= What is needed =
Find each line holding "image" and copy it out.

= Data provided =
═══

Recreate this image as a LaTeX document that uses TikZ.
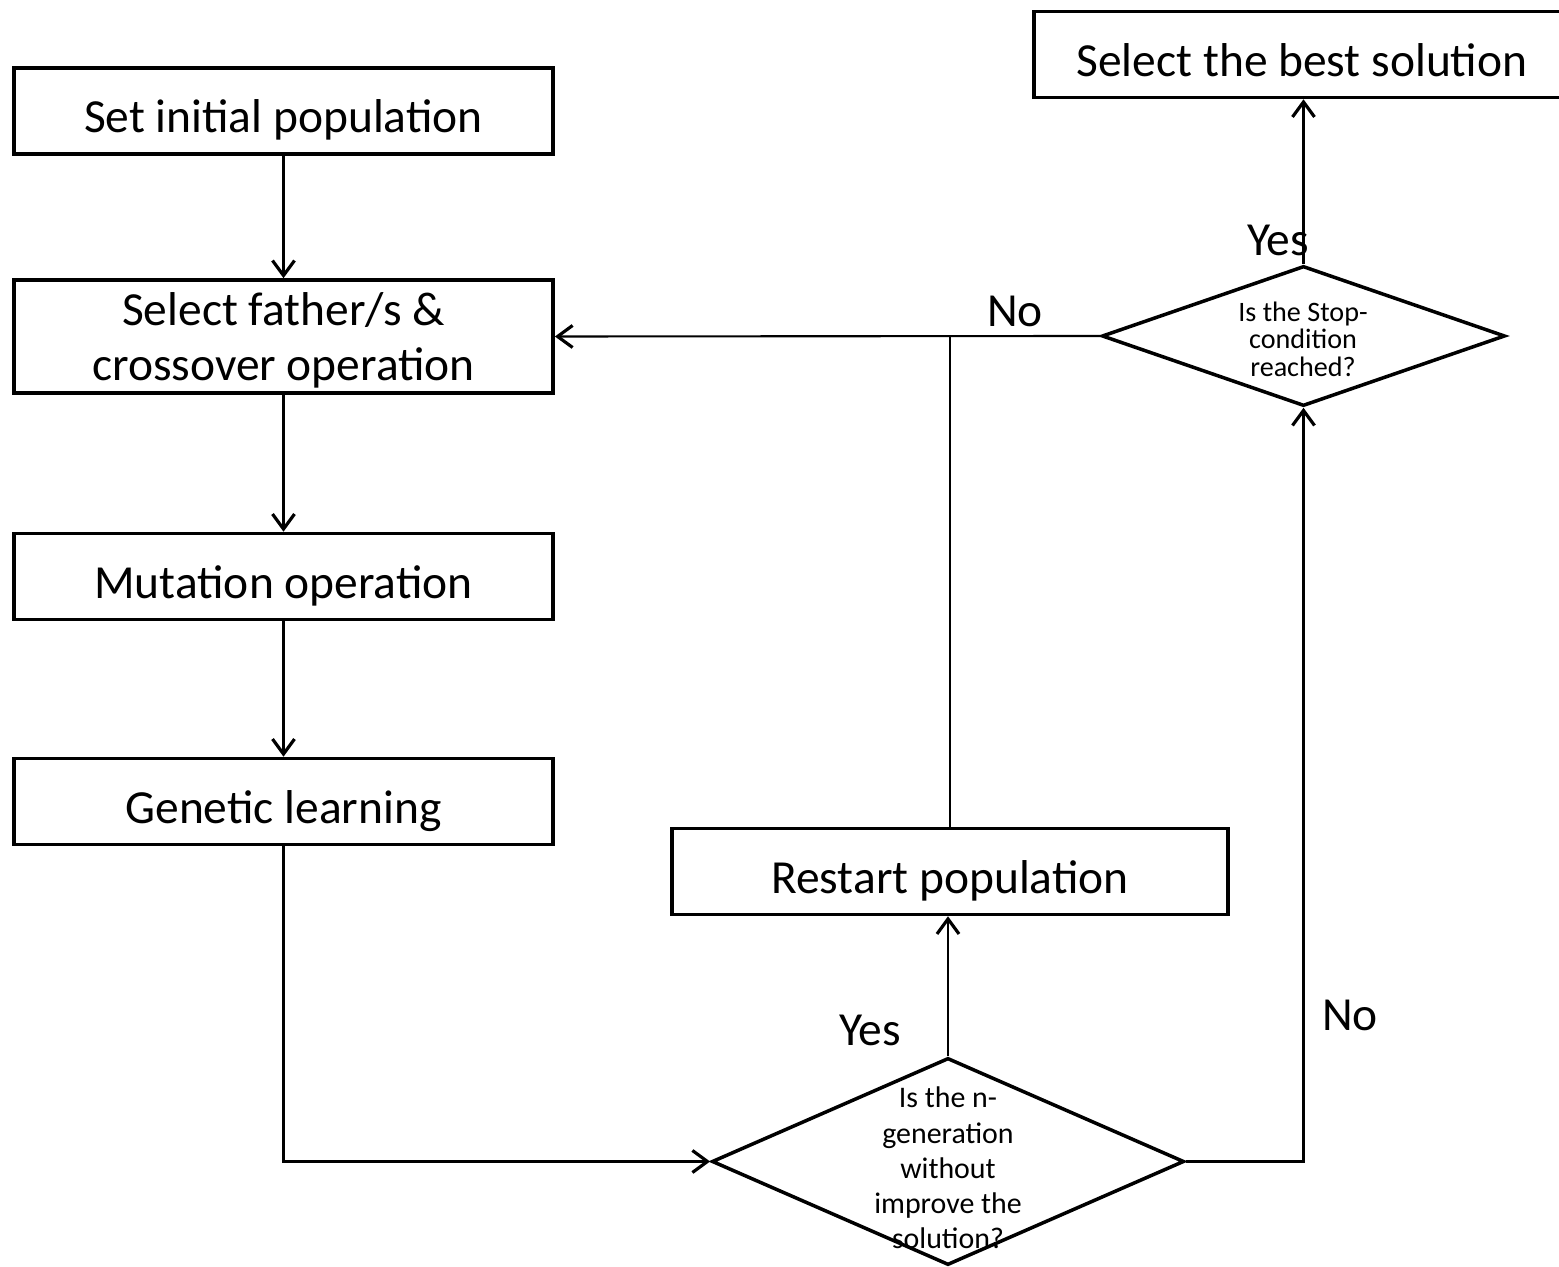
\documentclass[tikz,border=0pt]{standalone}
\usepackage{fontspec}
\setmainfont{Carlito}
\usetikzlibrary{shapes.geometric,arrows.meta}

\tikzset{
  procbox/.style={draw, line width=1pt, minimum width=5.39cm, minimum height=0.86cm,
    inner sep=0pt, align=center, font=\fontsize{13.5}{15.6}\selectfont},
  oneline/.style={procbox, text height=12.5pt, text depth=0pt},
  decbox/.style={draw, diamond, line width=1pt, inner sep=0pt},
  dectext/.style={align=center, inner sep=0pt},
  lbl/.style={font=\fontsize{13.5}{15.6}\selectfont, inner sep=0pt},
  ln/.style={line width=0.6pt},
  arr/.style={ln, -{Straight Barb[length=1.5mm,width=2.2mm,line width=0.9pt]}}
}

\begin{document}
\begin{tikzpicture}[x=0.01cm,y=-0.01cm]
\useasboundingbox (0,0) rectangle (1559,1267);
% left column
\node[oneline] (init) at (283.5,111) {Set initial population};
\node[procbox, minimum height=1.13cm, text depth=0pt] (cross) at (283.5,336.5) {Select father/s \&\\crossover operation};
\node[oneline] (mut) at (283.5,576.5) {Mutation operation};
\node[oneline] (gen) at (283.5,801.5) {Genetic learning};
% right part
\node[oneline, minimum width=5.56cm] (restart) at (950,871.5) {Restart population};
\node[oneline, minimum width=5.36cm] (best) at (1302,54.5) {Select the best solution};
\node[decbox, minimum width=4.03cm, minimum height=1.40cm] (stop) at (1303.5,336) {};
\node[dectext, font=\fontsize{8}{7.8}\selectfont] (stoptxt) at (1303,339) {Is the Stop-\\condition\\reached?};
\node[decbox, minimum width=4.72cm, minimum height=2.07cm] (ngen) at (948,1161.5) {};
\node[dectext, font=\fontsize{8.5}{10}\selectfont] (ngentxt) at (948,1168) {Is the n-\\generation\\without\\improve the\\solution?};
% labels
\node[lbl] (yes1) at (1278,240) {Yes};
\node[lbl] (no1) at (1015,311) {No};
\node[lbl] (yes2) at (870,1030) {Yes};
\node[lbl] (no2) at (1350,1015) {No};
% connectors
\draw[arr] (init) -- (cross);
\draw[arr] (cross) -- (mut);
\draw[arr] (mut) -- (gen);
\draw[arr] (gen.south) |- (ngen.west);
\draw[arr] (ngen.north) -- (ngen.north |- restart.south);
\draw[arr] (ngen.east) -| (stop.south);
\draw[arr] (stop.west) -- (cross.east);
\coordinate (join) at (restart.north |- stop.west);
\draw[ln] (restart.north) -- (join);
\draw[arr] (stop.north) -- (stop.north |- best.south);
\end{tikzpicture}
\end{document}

═══

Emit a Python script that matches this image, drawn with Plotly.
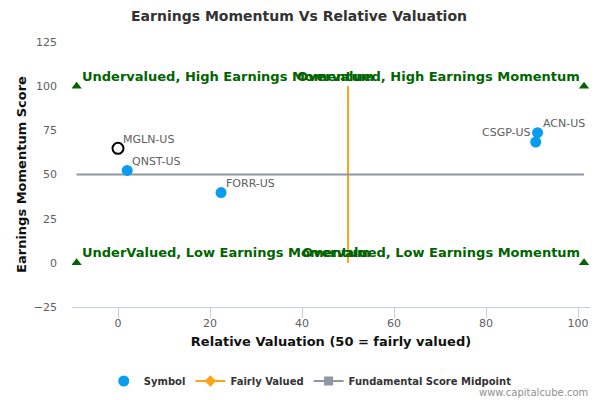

═══

= Solution for this problem =
Recreate this image as a LaTeX document that uses TikZ.
Emit a Python script that matches this image, drawn with Plotly.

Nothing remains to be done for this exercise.